(Directions):
Set down the data below without change, skipping the pictures it holds.

(Data section):
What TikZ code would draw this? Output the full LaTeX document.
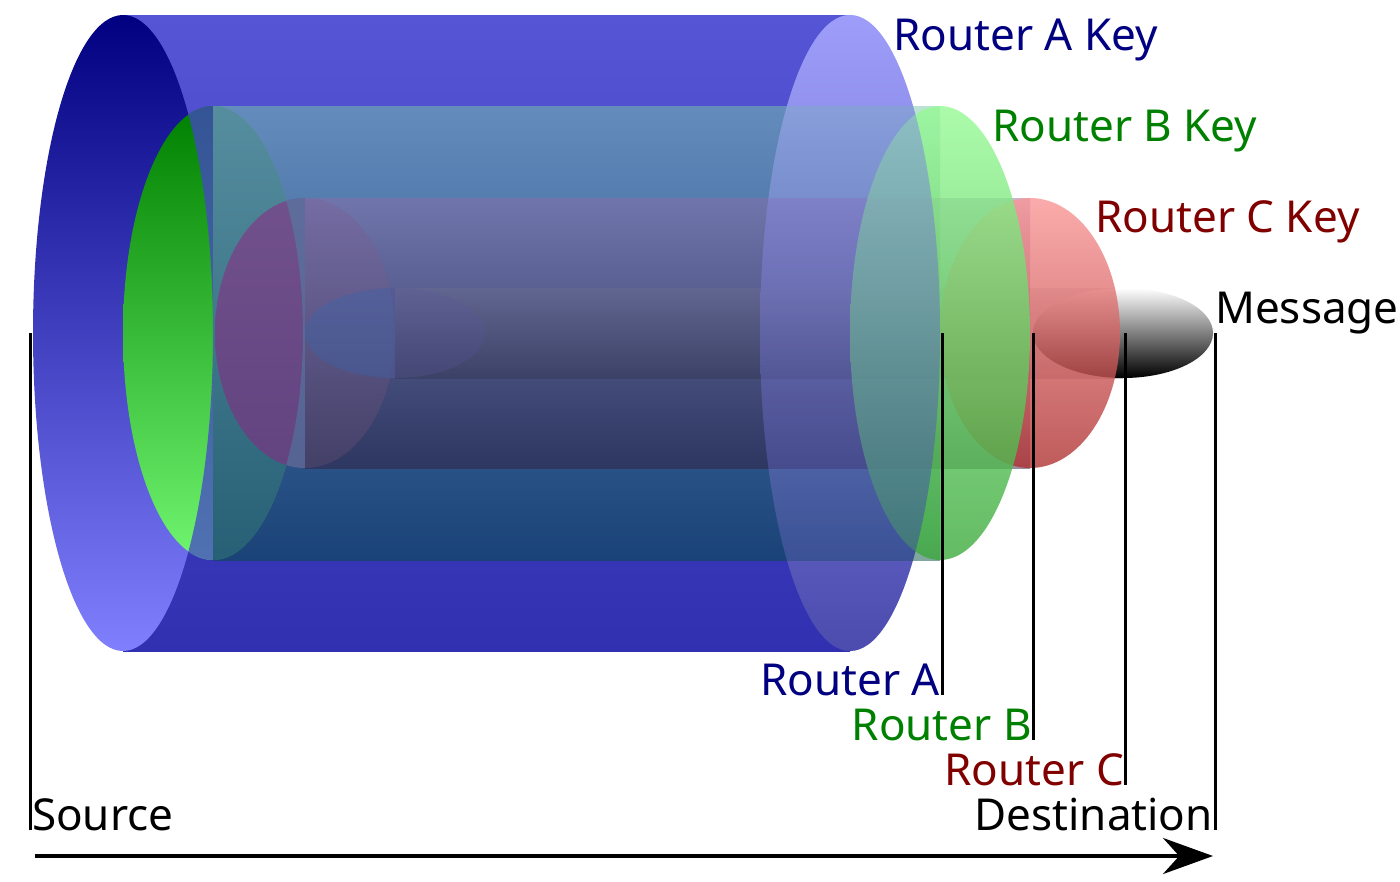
\documentclass[tikz,border=0pt]{standalone}
\usepackage{fontspec}
\setmainfont{Noto Sans}
\usetikzlibrary{arrows.meta}
\definecolor{navy}{RGB}{0,0,128}
\definecolor{dgreen}{RGB}{0,128,0}
\definecolor{dred}{RGB}{128,0,0}
\definecolor{bbody}{RGB}{70,70,200}
\definecolor{gbody}{RGB}{80,130,160}
\definecolor{rbody}{RGB}{100,80,140}
\newcommand\mybody[6]{\shade[top color=#4,bottom color=#5,opacity=#6] (#1,333-#3) rectangle (#2,333+#3);}
\newcommand\mycap[5]{\shade[top color=#3,bottom color=#4,opacity=#5] (#1,333) ellipse [x radius=90,y radius=#2];}
\newcommand\myover[6]{\begin{scope}\clip (#1,333) ellipse [x radius=90,y radius=#2];
 \fill[#5,opacity=#6,even odd rule] (0,0) rectangle (1400,881) (#3,333) ellipse [x radius=90,y radius=#4];\end{scope}}
\tikzset{lbl/.style={font=\fontsize{44}{44}\selectfont,inner sep=0pt},
 tick/.style={line width=3pt,black}}
\begin{document}
\begin{tikzpicture}[x=1pt,y=-1pt]
\useasboundingbox (0,0) rectangle (1400,881);
% blue
\mybody{123}{850}{318}{{rgb,255:red,85;green,85;blue,213}}{{rgb,255:red,48;green,48;blue,176}}{1}
\mycap{123}{318}{navy}{{rgb,255:red,128;green,128;blue,255}}{1}
% blue right cap underlay (opaque) so the seam at x=850 vanishes
\mycap{850}{318}{{rgb,255:red,165;green,165;blue,250}}{{rgb,255:red,90;green,90;blue,180}}{1}
% green
\mycap{213}{227}{dgreen}{{rgb,255:red,112;green,245;blue,112}}{1}
\myover{213}{227}{123}{318}{bbody}{0.75}
\mybody{213}{940}{227}{{rgb,255:red,120;green,200;blue,170}}{{rgb,255:red,0;green,80;blue,60}}{0.5}
% red
\mycap{305}{135}{{rgb,255:red,150;green,30;blue,130}}{{rgb,255:red,150;green,30;blue,130}}{0.5}
\myover{305}{135}{213}{227}{gbody}{0.6}
\mybody{305}{1030}{135}{{rgb,255:red,140;green,110;blue,170}}{{rgb,255:red,50;green,30;blue,60}}{0.5}
% message
\mycap{395}{45}{{rgb,255:red,60;green,100;blue,170}}{{rgb,255:red,60;green,100;blue,170}}{0.4}
\myover{395}{45}{305}{135}{rbody}{0.4}
\mybody{395}{1123}{45}{{rgb,255:red,120;green,120;blue,140}}{{rgb,255:red,40;green,40;blue,50}}{0.25}
% right caps
\mycap{1123}{45}{white}{black}{1}
\mycap{1030}{135}{{rgb,255:red,250;green,150;blue,150}}{{rgb,255:red,175;green,50;blue,50}}{0.8}
\mycap{940}{227}{{rgb,255:red,150;green,250;blue,150}}{{rgb,255:red,60;green,170;blue,60}}{0.8}
\mycap{850}{318}{{rgb,255:red,150;green,150;blue,250}}{{rgb,255:red,60;green,60;blue,170}}{0.45}
\coordinate (s0) at (30,333); \coordinate (s1) at (30,830);
\coordinate (a0) at (942,333); \coordinate (a1) at (942,695);
\coordinate (b0) at (1033,333); \coordinate (b1) at (1033,740);
\coordinate (c0) at (1125,333); \coordinate (c1) at (1125,785);
\coordinate (d0) at (1215,333); \coordinate (d1) at (1215,830);
\draw[tick] (s0)--(s1); \draw[tick] (a0)--(a1); \draw[tick] (b0)--(b1);
\draw[tick] (c0)--(c1); \draw[tick] (d0)--(d1);
\coordinate (ar0) at (35,856); \coordinate (ar1) at (1213,856);
\draw[line width=4pt,-{Stealth[length=50pt,width=36pt]}] (ar0)--(ar1);
\node[lbl,navy,anchor=base west] (ka) at (893,50) {Router A Key};
\node[lbl,dgreen,anchor=base west] (kb) at (992,141) {Router B Key};
\node[lbl,dred,anchor=base west] (kc) at (1095,232) {Router C Key};
\node[lbl,black,anchor=base west] (msg) at (1215,323) {Message};
\node[lbl,navy,anchor=base east] (ra) at (940,695) {Router A};
\node[lbl,dgreen,anchor=base east] (rb) at (1032,740) {Router B};
\node[lbl,dred,anchor=base east] (rc) at (1124,785) {Router C};
\node[lbl,black,anchor=base west] (src) at (32,830) {Source};
\node[lbl,black,anchor=base east] (dst) at (1213,830) {Destination};
\end{tikzpicture}
\end{document}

(Complete response):
What TikZ code would draw this? Output the full LaTeX document.
\documentclass[tikz,border=0pt]{standalone}
\usepackage{fontspec}
\setmainfont{Noto Sans}
\usetikzlibrary{arrows.meta}
\definecolor{navy}{RGB}{0,0,128}
\definecolor{dgreen}{RGB}{0,128,0}
\definecolor{dred}{RGB}{128,0,0}
\definecolor{bbody}{RGB}{70,70,200}
\definecolor{gbody}{RGB}{80,130,160}
\definecolor{rbody}{RGB}{100,80,140}
\newcommand\mybody[6]{\shade[top color=#4,bottom color=#5,opacity=#6] (#1,333-#3) rectangle (#2,333+#3);}
\newcommand\mycap[5]{\shade[top color=#3,bottom color=#4,opacity=#5] (#1,333) ellipse [x radius=90,y radius=#2];}
\newcommand\myover[6]{\begin{scope}\clip (#1,333) ellipse [x radius=90,y radius=#2];
 \fill[#5,opacity=#6,even odd rule] (0,0) rectangle (1400,881) (#3,333) ellipse [x radius=90,y radius=#4];\end{scope}}
\tikzset{lbl/.style={font=\fontsize{44}{44}\selectfont,inner sep=0pt},
 tick/.style={line width=3pt,black}}
\begin{document}
\begin{tikzpicture}[x=1pt,y=-1pt]
\useasboundingbox (0,0) rectangle (1400,881);
% blue
\mybody{123}{850}{318}{{rgb,255:red,85;green,85;blue,213}}{{rgb,255:red,48;green,48;blue,176}}{1}
\mycap{123}{318}{navy}{{rgb,255:red,128;green,128;blue,255}}{1}
% blue right cap underlay (opaque) so the seam at x=850 vanishes
\mycap{850}{318}{{rgb,255:red,165;green,165;blue,250}}{{rgb,255:red,90;green,90;blue,180}}{1}
% green
\mycap{213}{227}{dgreen}{{rgb,255:red,112;green,245;blue,112}}{1}
\myover{213}{227}{123}{318}{bbody}{0.75}
\mybody{213}{940}{227}{{rgb,255:red,120;green,200;blue,170}}{{rgb,255:red,0;green,80;blue,60}}{0.5}
% red
\mycap{305}{135}{{rgb,255:red,150;green,30;blue,130}}{{rgb,255:red,150;green,30;blue,130}}{0.5}
\myover{305}{135}{213}{227}{gbody}{0.6}
\mybody{305}{1030}{135}{{rgb,255:red,140;green,110;blue,170}}{{rgb,255:red,50;green,30;blue,60}}{0.5}
% message
\mycap{395}{45}{{rgb,255:red,60;green,100;blue,170}}{{rgb,255:red,60;green,100;blue,170}}{0.4}
\myover{395}{45}{305}{135}{rbody}{0.4}
\mybody{395}{1123}{45}{{rgb,255:red,120;green,120;blue,140}}{{rgb,255:red,40;green,40;blue,50}}{0.25}
% right caps
\mycap{1123}{45}{white}{black}{1}
\mycap{1030}{135}{{rgb,255:red,250;green,150;blue,150}}{{rgb,255:red,175;green,50;blue,50}}{0.8}
\mycap{940}{227}{{rgb,255:red,150;green,250;blue,150}}{{rgb,255:red,60;green,170;blue,60}}{0.8}
\mycap{850}{318}{{rgb,255:red,150;green,150;blue,250}}{{rgb,255:red,60;green,60;blue,170}}{0.45}
\coordinate (s0) at (30,333); \coordinate (s1) at (30,830);
\coordinate (a0) at (942,333); \coordinate (a1) at (942,695);
\coordinate (b0) at (1033,333); \coordinate (b1) at (1033,740);
\coordinate (c0) at (1125,333); \coordinate (c1) at (1125,785);
\coordinate (d0) at (1215,333); \coordinate (d1) at (1215,830);
\draw[tick] (s0)--(s1); \draw[tick] (a0)--(a1); \draw[tick] (b0)--(b1);
\draw[tick] (c0)--(c1); \draw[tick] (d0)--(d1);
\coordinate (ar0) at (35,856); \coordinate (ar1) at (1213,856);
\draw[line width=4pt,-{Stealth[length=50pt,width=36pt]}] (ar0)--(ar1);
\node[lbl,navy,anchor=base west] (ka) at (893,50) {Router A Key};
\node[lbl,dgreen,anchor=base west] (kb) at (992,141) {Router B Key};
\node[lbl,dred,anchor=base west] (kc) at (1095,232) {Router C Key};
\node[lbl,black,anchor=base west] (msg) at (1215,323) {Message};
\node[lbl,navy,anchor=base east] (ra) at (940,695) {Router A};
\node[lbl,dgreen,anchor=base east] (rb) at (1032,740) {Router B};
\node[lbl,dred,anchor=base east] (rc) at (1124,785) {Router C};
\node[lbl,black,anchor=base west] (src) at (32,830) {Source};
\node[lbl,black,anchor=base east] (dst) at (1213,830) {Destination};
\end{tikzpicture}
\end{document}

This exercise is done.